Of course, this isn't something that only applies to people in warlike professions, or ancient cultures. Musicians, painters, scientists, take your pick. They strive for perfection, to better themselves even a little bit every single day, so that one of them can be the next Einstein, Hendrix, Warhol, you name them. They have a drive to make their mark on the world and change things in a way that can never be reversed or ignored. I admire them greatly for it. I find myself consumed by the thought of striving for perfection on a daily basis, and yet I have nothing specific which pulls at me to do so.
I have no real ambition, the idea of working hard to make a lot of money feels like an empty promise, "for the things you own, end up owning you". I worked a great job for a couple of years, making pretty good money, and the more I made the more I spent and bought and signed up for, until before I knew it I was working solely to keep paying for those things. I've eliminated that from my life at this point, and have no interest in going back. I have nothing specific which calls to me, no drive to push myself to get better at anything. I have ideas of things I would like to try, and things I would like to be better at, however nothing that consumes my every waking moment or calls to me in my sleep.
One of my friends is a musician, who I think is a particularly gifted guitar player. The guy picks up a guitar at the age of 17, and it just makes sense to him. For 7 or 8 years now that I have known him, he plays guitar all the time, he writes music, he learns different styles, he buys equipment. He has been in a couple of bands some for decent amounts of time and others not. But he has never ceased writing his own music regardless. The guitar drives him, it consumes him, and I find myself dripping with envy.

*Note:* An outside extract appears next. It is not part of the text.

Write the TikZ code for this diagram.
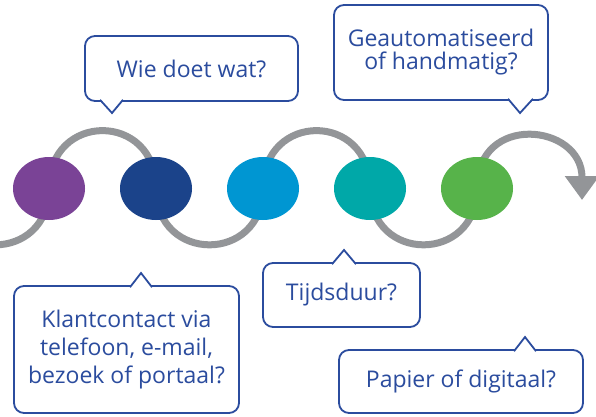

The question I would like you all to think about is this; Do we all have something that can create that drive for us, or are some of us born with it and others not? I certainly have not yet discovered what I am passionate about, and the idea that I never will is frightening. I refuse to be another person working to pay for more material bullshit I don't need. Money will be a means to an end, the assistant who helps to support my drive. If only I could figure out what that is.